(Source data)
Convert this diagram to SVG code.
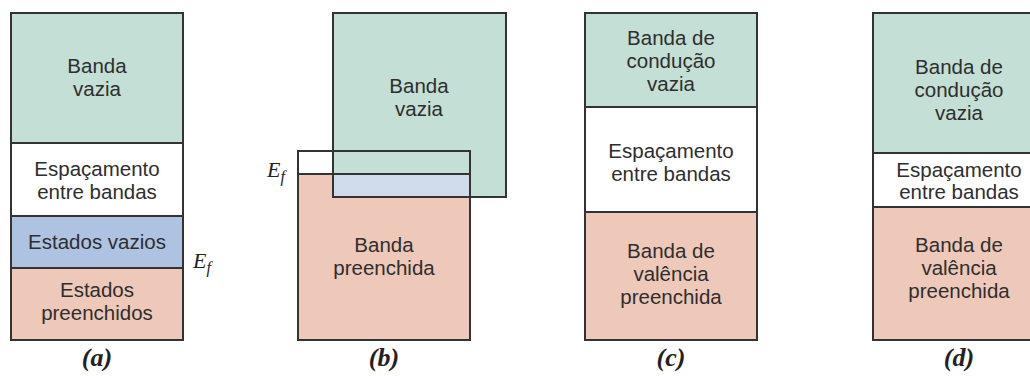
<svg xmlns="http://www.w3.org/2000/svg" width="1030" height="376" viewBox="0 0 1030 376">
<style>
.g{fill:#c4dfd5}.w{fill:#ffffff}.b{fill:#aec3e2}.p{fill:#eec8b8}.lb{fill:#d0dbec}
.o{fill:none;stroke:#333;stroke-width:2}
.t{font-family:"Liberation Sans",Arial,sans-serif;font-size:20.5px;fill:#2e2e2e;text-anchor:middle}
.ef{font-family:"Liberation Serif","Times New Roman",serif;font-style:italic;font-size:22px;fill:#222}
.lab{font-family:"Liberation Serif","Times New Roman",serif;font-style:italic;font-weight:bold;font-size:26px;fill:#222;text-anchor:middle}
</style>
<rect width="1030" height="376" fill="#fff"/>
<g id="panel-a">
  <g id="a-banda-vazia"><rect class="g" x="11" y="13" width="172" height="130"/><rect class="o" x="11" y="13" width="172" height="130"/>
    <text class="t" x="97" y="73">Banda</text><text class="t" x="97" y="96">vazia</text></g>
  <g id="a-espacamento"><rect class="w" x="11" y="143" width="172" height="73"/><rect class="o" x="11" y="143" width="172" height="73"/>
    <text class="t" x="97" y="176">Espaçamento</text><text class="t" x="97" y="199">entre bandas</text></g>
  <g id="a-estados-vazios"><rect class="b" x="11" y="216" width="172" height="52"/><rect class="o" x="11" y="216" width="172" height="52"/>
    <text class="t" x="97" y="249">Estados vazios</text></g>
  <g id="a-estados-preenchidos"><rect class="p" x="11" y="268" width="172" height="72"/><rect class="o" x="11" y="268" width="172" height="72"/>
    <text class="t" x="97" y="297">Estados</text><text class="t" x="97" y="320">preenchidos</text></g>
  <text class="ef" x="193" y="268">E<tspan font-size="16" dy="5">f</tspan></text>
  <text class="lab" x="97" y="366">(a)</text>
</g>
<g id="panel-b">
  <rect class="w" x="298" y="151" width="172" height="23"/>
  <rect class="p" x="298" y="174" width="172" height="166"/>
  <rect class="g" x="333" y="13" width="173" height="184"/>
  <rect class="lb" x="333" y="174" width="137" height="23"/>
  <g id="b-banda-vazia"><rect class="o" x="333" y="13" width="173" height="184"/>
    <text class="t" x="419" y="93">Banda</text><text class="t" x="419" y="116">vazia</text></g>
  <g id="b-banda-preenchida"><rect class="o" x="298" y="174" width="172" height="166"/>
    <text class="t" x="384" y="252">Banda</text><text class="t" x="384" y="275">preenchida</text></g>
  <g id="b-faixa"><rect class="o" x="298" y="151" width="172" height="23"/></g>
  <text class="ef" x="267" y="177">E<tspan font-size="16" dy="5">f</tspan></text>
  <text class="lab" x="384" y="366">(b)</text>
</g>
<g id="panel-c">
  <g id="c-conducao"><rect class="g" x="585" y="13" width="172" height="94"/><rect class="o" x="585" y="13" width="172" height="94"/>
    <text class="t" x="671" y="45">Banda de</text><text class="t" x="671" y="68">condução</text><text class="t" x="671" y="91">vazia</text></g>
  <g id="c-espacamento"><rect class="w" x="585" y="107" width="172" height="105"/><rect class="o" x="585" y="107" width="172" height="105"/>
    <text class="t" x="671" y="158">Espaçamento</text><text class="t" x="671" y="181">entre bandas</text></g>
  <g id="c-valencia"><rect class="p" x="585" y="212" width="172" height="128"/><rect class="o" x="585" y="212" width="172" height="128"/>
    <text class="t" x="671" y="258">Banda de</text><text class="t" x="671" y="281">valência</text><text class="t" x="671" y="304">preenchida</text></g>
  <text class="lab" x="671" y="366">(c)</text>
</g>
<g id="panel-d">
  <g id="d-conducao"><rect class="g" x="873" y="13" width="172" height="140"/><rect class="o" x="873" y="13" width="172" height="140"/>
    <text class="t" x="959" y="74">Banda de</text><text class="t" x="959" y="97">condução</text><text class="t" x="959" y="120">vazia</text></g>
  <g id="d-espacamento"><rect class="w" x="873" y="153" width="172" height="54"/><rect class="o" x="873" y="153" width="172" height="54"/>
    <text class="t" x="959" y="177">Espaçamento</text><text class="t" x="959" y="199">entre bandas</text></g>
  <g id="d-valencia"><rect class="p" x="873" y="207" width="172" height="133"/><rect class="o" x="873" y="207" width="172" height="133"/>
    <text class="t" x="959" y="252">Banda de</text><text class="t" x="959" y="275">valência</text><text class="t" x="959" y="298">preenchida</text></g>
  <text class="lab" x="959" y="366">(d)</text>
</g>
<g id="connectors"/>
</svg>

(Task goal)
Copy the material shown above in full and exactly. Skip the pictures.

(Full solution)
Convert this diagram to SVG code.
<svg xmlns="http://www.w3.org/2000/svg" width="1030" height="376" viewBox="0 0 1030 376">
<style>
.g{fill:#c4dfd5}.w{fill:#ffffff}.b{fill:#aec3e2}.p{fill:#eec8b8}.lb{fill:#d0dbec}
.o{fill:none;stroke:#333;stroke-width:2}
.t{font-family:"Liberation Sans",Arial,sans-serif;font-size:20.5px;fill:#2e2e2e;text-anchor:middle}
.ef{font-family:"Liberation Serif","Times New Roman",serif;font-style:italic;font-size:22px;fill:#222}
.lab{font-family:"Liberation Serif","Times New Roman",serif;font-style:italic;font-weight:bold;font-size:26px;fill:#222;text-anchor:middle}
</style>
<rect width="1030" height="376" fill="#fff"/>
<g id="panel-a">
  <g id="a-banda-vazia"><rect class="g" x="11" y="13" width="172" height="130"/><rect class="o" x="11" y="13" width="172" height="130"/>
    <text class="t" x="97" y="73">Banda</text><text class="t" x="97" y="96">vazia</text></g>
  <g id="a-espacamento"><rect class="w" x="11" y="143" width="172" height="73"/><rect class="o" x="11" y="143" width="172" height="73"/>
    <text class="t" x="97" y="176">Espaçamento</text><text class="t" x="97" y="199">entre bandas</text></g>
  <g id="a-estados-vazios"><rect class="b" x="11" y="216" width="172" height="52"/><rect class="o" x="11" y="216" width="172" height="52"/>
    <text class="t" x="97" y="249">Estados vazios</text></g>
  <g id="a-estados-preenchidos"><rect class="p" x="11" y="268" width="172" height="72"/><rect class="o" x="11" y="268" width="172" height="72"/>
    <text class="t" x="97" y="297">Estados</text><text class="t" x="97" y="320">preenchidos</text></g>
  <text class="ef" x="193" y="268">E<tspan font-size="16" dy="5">f</tspan></text>
  <text class="lab" x="97" y="366">(a)</text>
</g>
<g id="panel-b">
  <rect class="w" x="298" y="151" width="172" height="23"/>
  <rect class="p" x="298" y="174" width="172" height="166"/>
  <rect class="g" x="333" y="13" width="173" height="184"/>
  <rect class="lb" x="333" y="174" width="137" height="23"/>
  <g id="b-banda-vazia"><rect class="o" x="333" y="13" width="173" height="184"/>
    <text class="t" x="419" y="93">Banda</text><text class="t" x="419" y="116">vazia</text></g>
  <g id="b-banda-preenchida"><rect class="o" x="298" y="174" width="172" height="166"/>
    <text class="t" x="384" y="252">Banda</text><text class="t" x="384" y="275">preenchida</text></g>
  <g id="b-faixa"><rect class="o" x="298" y="151" width="172" height="23"/></g>
  <text class="ef" x="267" y="177">E<tspan font-size="16" dy="5">f</tspan></text>
  <text class="lab" x="384" y="366">(b)</text>
</g>
<g id="panel-c">
  <g id="c-conducao"><rect class="g" x="585" y="13" width="172" height="94"/><rect class="o" x="585" y="13" width="172" height="94"/>
    <text class="t" x="671" y="45">Banda de</text><text class="t" x="671" y="68">condução</text><text class="t" x="671" y="91">vazia</text></g>
  <g id="c-espacamento"><rect class="w" x="585" y="107" width="172" height="105"/><rect class="o" x="585" y="107" width="172" height="105"/>
    <text class="t" x="671" y="158">Espaçamento</text><text class="t" x="671" y="181">entre bandas</text></g>
  <g id="c-valencia"><rect class="p" x="585" y="212" width="172" height="128"/><rect class="o" x="585" y="212" width="172" height="128"/>
    <text class="t" x="671" y="258">Banda de</text><text class="t" x="671" y="281">valência</text><text class="t" x="671" y="304">preenchida</text></g>
  <text class="lab" x="671" y="366">(c)</text>
</g>
<g id="panel-d">
  <g id="d-conducao"><rect class="g" x="873" y="13" width="172" height="140"/><rect class="o" x="873" y="13" width="172" height="140"/>
    <text class="t" x="959" y="74">Banda de</text><text class="t" x="959" y="97">condução</text><text class="t" x="959" y="120">vazia</text></g>
  <g id="d-espacamento"><rect class="w" x="873" y="153" width="172" height="54"/><rect class="o" x="873" y="153" width="172" height="54"/>
    <text class="t" x="959" y="177">Espaçamento</text><text class="t" x="959" y="199">entre bandas</text></g>
  <g id="d-valencia"><rect class="p" x="873" y="207" width="172" height="133"/><rect class="o" x="873" y="207" width="172" height="133"/>
    <text class="t" x="959" y="252">Banda de</text><text class="t" x="959" y="275">valência</text><text class="t" x="959" y="298">preenchida</text></g>
  <text class="lab" x="959" y="366">(d)</text>
</g>
<g id="connectors"/>
</svg>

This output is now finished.